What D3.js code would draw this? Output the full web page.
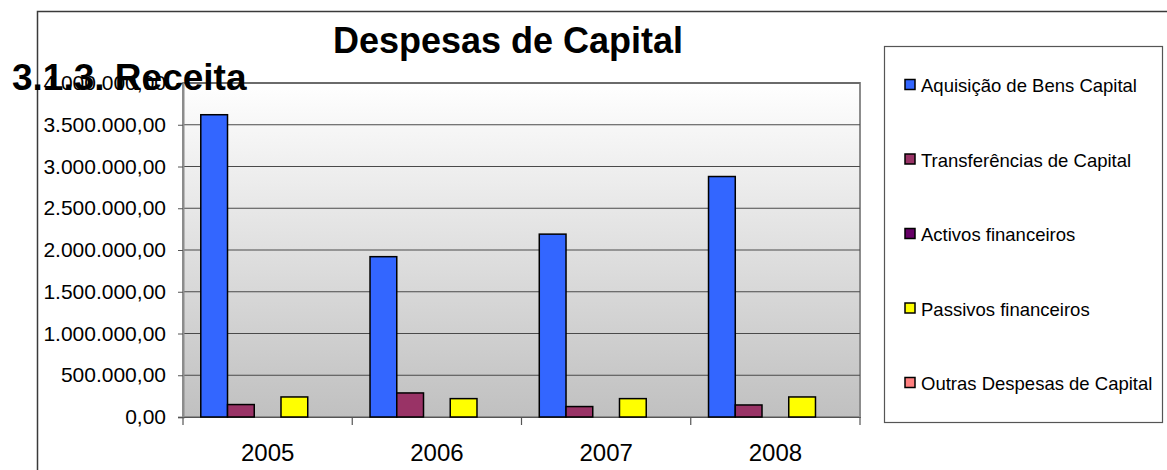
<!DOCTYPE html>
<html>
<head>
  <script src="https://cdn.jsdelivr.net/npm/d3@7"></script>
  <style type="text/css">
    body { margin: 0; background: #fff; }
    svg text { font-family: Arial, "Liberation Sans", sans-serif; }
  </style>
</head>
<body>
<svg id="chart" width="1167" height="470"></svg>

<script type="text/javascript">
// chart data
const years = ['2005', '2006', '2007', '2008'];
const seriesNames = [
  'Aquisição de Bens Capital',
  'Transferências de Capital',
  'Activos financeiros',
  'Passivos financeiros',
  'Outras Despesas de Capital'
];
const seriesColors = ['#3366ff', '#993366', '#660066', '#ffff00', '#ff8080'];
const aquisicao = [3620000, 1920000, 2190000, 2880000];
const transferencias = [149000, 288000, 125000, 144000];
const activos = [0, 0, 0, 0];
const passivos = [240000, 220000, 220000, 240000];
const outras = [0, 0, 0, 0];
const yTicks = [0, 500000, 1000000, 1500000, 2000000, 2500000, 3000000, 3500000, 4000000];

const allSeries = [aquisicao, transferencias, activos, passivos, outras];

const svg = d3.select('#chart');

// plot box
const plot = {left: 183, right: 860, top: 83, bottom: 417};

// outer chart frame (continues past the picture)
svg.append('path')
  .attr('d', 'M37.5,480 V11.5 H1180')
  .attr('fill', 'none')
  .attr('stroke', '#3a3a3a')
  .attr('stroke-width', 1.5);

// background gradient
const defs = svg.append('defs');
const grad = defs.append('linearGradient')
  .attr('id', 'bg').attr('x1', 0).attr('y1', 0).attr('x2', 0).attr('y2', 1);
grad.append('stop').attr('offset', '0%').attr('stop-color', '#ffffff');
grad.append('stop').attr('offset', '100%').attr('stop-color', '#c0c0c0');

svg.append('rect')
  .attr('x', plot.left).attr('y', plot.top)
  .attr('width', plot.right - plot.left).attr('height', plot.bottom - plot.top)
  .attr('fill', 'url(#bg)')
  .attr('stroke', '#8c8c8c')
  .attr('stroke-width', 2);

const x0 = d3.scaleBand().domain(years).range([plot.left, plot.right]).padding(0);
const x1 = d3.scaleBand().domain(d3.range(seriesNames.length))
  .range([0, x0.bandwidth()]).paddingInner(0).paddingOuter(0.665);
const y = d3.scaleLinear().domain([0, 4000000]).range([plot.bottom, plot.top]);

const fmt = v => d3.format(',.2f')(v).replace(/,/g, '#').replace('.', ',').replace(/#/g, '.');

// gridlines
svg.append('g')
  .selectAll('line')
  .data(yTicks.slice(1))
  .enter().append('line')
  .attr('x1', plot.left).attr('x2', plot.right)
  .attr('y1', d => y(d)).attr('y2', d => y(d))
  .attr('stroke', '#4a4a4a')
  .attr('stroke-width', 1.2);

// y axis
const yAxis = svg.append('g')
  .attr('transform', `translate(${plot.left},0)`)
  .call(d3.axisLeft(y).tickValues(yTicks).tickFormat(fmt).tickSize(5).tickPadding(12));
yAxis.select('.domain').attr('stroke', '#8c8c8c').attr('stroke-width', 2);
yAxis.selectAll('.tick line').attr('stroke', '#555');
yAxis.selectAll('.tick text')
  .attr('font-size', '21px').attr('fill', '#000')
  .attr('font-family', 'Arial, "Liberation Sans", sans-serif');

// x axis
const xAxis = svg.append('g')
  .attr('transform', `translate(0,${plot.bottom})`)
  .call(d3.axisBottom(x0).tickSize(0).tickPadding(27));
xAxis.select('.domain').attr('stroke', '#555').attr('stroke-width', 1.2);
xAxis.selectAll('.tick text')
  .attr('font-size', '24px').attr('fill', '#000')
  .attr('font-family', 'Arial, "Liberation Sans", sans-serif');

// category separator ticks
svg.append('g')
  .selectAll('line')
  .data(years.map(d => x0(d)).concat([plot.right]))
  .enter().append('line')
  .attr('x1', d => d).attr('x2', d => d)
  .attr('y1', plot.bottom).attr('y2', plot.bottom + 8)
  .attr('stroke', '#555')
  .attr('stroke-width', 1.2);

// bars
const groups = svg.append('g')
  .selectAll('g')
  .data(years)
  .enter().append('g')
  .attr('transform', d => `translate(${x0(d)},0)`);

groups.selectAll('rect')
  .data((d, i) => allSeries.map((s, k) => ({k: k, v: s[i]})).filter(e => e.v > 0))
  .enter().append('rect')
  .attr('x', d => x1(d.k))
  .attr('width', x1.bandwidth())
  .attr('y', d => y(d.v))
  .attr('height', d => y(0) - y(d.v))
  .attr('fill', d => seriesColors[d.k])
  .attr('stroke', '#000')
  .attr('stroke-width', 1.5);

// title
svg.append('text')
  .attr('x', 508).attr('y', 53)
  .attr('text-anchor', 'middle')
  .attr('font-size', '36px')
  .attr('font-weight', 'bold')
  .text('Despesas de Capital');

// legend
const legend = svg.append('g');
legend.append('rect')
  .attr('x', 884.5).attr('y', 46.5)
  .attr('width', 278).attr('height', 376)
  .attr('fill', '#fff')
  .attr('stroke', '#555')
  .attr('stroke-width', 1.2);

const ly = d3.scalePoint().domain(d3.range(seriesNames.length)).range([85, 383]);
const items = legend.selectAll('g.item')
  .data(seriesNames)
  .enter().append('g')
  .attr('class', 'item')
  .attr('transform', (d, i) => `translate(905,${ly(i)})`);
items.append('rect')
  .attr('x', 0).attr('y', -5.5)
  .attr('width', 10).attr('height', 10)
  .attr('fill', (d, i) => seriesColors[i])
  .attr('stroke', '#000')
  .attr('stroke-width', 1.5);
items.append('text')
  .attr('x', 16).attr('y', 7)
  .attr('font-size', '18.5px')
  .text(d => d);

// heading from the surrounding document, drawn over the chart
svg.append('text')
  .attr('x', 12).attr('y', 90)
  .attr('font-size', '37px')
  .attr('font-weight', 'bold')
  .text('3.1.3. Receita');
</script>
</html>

#####

● SHORT EXERCISE
Transcribe all of the material exactly, leaving out whatever pictures it contains.

● FINISHED EXERCISE
What D3.js code would draw this? Output the full web page.
<!DOCTYPE html>
<html>
<head>
  <script src="https://cdn.jsdelivr.net/npm/d3@7"></script>
  <style type="text/css">
    body { margin: 0; background: #fff; }
    svg text { font-family: Arial, "Liberation Sans", sans-serif; }
  </style>
</head>
<body>
<svg id="chart" width="1167" height="470"></svg>

<script type="text/javascript">
// chart data
const years = ['2005', '2006', '2007', '2008'];
const seriesNames = [
  'Aquisição de Bens Capital',
  'Transferências de Capital',
  'Activos financeiros',
  'Passivos financeiros',
  'Outras Despesas de Capital'
];
const seriesColors = ['#3366ff', '#993366', '#660066', '#ffff00', '#ff8080'];
const aquisicao = [3620000, 1920000, 2190000, 2880000];
const transferencias = [149000, 288000, 125000, 144000];
const activos = [0, 0, 0, 0];
const passivos = [240000, 220000, 220000, 240000];
const outras = [0, 0, 0, 0];
const yTicks = [0, 500000, 1000000, 1500000, 2000000, 2500000, 3000000, 3500000, 4000000];

const allSeries = [aquisicao, transferencias, activos, passivos, outras];

const svg = d3.select('#chart');

// plot box
const plot = {left: 183, right: 860, top: 83, bottom: 417};

// outer chart frame (continues past the picture)
svg.append('path')
  .attr('d', 'M37.5,480 V11.5 H1180')
  .attr('fill', 'none')
  .attr('stroke', '#3a3a3a')
  .attr('stroke-width', 1.5);

// background gradient
const defs = svg.append('defs');
const grad = defs.append('linearGradient')
  .attr('id', 'bg').attr('x1', 0).attr('y1', 0).attr('x2', 0).attr('y2', 1);
grad.append('stop').attr('offset', '0%').attr('stop-color', '#ffffff');
grad.append('stop').attr('offset', '100%').attr('stop-color', '#c0c0c0');

svg.append('rect')
  .attr('x', plot.left).attr('y', plot.top)
  .attr('width', plot.right - plot.left).attr('height', plot.bottom - plot.top)
  .attr('fill', 'url(#bg)')
  .attr('stroke', '#8c8c8c')
  .attr('stroke-width', 2);

const x0 = d3.scaleBand().domain(years).range([plot.left, plot.right]).padding(0);
const x1 = d3.scaleBand().domain(d3.range(seriesNames.length))
  .range([0, x0.bandwidth()]).paddingInner(0).paddingOuter(0.665);
const y = d3.scaleLinear().domain([0, 4000000]).range([plot.bottom, plot.top]);

const fmt = v => d3.format(',.2f')(v).replace(/,/g, '#').replace('.', ',').replace(/#/g, '.');

// gridlines
svg.append('g')
  .selectAll('line')
  .data(yTicks.slice(1))
  .enter().append('line')
  .attr('x1', plot.left).attr('x2', plot.right)
  .attr('y1', d => y(d)).attr('y2', d => y(d))
  .attr('stroke', '#4a4a4a')
  .attr('stroke-width', 1.2);

// y axis
const yAxis = svg.append('g')
  .attr('transform', `translate(${plot.left},0)`)
  .call(d3.axisLeft(y).tickValues(yTicks).tickFormat(fmt).tickSize(5).tickPadding(12));
yAxis.select('.domain').attr('stroke', '#8c8c8c').attr('stroke-width', 2);
yAxis.selectAll('.tick line').attr('stroke', '#555');
yAxis.selectAll('.tick text')
  .attr('font-size', '21px').attr('fill', '#000')
  .attr('font-family', 'Arial, "Liberation Sans", sans-serif');

// x axis
const xAxis = svg.append('g')
  .attr('transform', `translate(0,${plot.bottom})`)
  .call(d3.axisBottom(x0).tickSize(0).tickPadding(27));
xAxis.select('.domain').attr('stroke', '#555').attr('stroke-width', 1.2);
xAxis.selectAll('.tick text')
  .attr('font-size', '24px').attr('fill', '#000')
  .attr('font-family', 'Arial, "Liberation Sans", sans-serif');

// category separator ticks
svg.append('g')
  .selectAll('line')
  .data(years.map(d => x0(d)).concat([plot.right]))
  .enter().append('line')
  .attr('x1', d => d).attr('x2', d => d)
  .attr('y1', plot.bottom).attr('y2', plot.bottom + 8)
  .attr('stroke', '#555')
  .attr('stroke-width', 1.2);

// bars
const groups = svg.append('g')
  .selectAll('g')
  .data(years)
  .enter().append('g')
  .attr('transform', d => `translate(${x0(d)},0)`);

groups.selectAll('rect')
  .data((d, i) => allSeries.map((s, k) => ({k: k, v: s[i]})).filter(e => e.v > 0))
  .enter().append('rect')
  .attr('x', d => x1(d.k))
  .attr('width', x1.bandwidth())
  .attr('y', d => y(d.v))
  .attr('height', d => y(0) - y(d.v))
  .attr('fill', d => seriesColors[d.k])
  .attr('stroke', '#000')
  .attr('stroke-width', 1.5);

// title
svg.append('text')
  .attr('x', 508).attr('y', 53)
  .attr('text-anchor', 'middle')
  .attr('font-size', '36px')
  .attr('font-weight', 'bold')
  .text('Despesas de Capital');

// legend
const legend = svg.append('g');
legend.append('rect')
  .attr('x', 884.5).attr('y', 46.5)
  .attr('width', 278).attr('height', 376)
  .attr('fill', '#fff')
  .attr('stroke', '#555')
  .attr('stroke-width', 1.2);

const ly = d3.scalePoint().domain(d3.range(seriesNames.length)).range([85, 383]);
const items = legend.selectAll('g.item')
  .data(seriesNames)
  .enter().append('g')
  .attr('class', 'item')
  .attr('transform', (d, i) => `translate(905,${ly(i)})`);
items.append('rect')
  .attr('x', 0).attr('y', -5.5)
  .attr('width', 10).attr('height', 10)
  .attr('fill', (d, i) => seriesColors[i])
  .attr('stroke', '#000')
  .attr('stroke-width', 1.5);
items.append('text')
  .attr('x', 16).attr('y', 7)
  .attr('font-size', '18.5px')
  .text(d => d);

// heading from the surrounding document, drawn over the chart
svg.append('text')
  .attr('x', 12).attr('y', 90)
  .attr('font-size', '37px')
  .attr('font-weight', 'bold')
  .text('3.1.3. Receita');
</script>
</html>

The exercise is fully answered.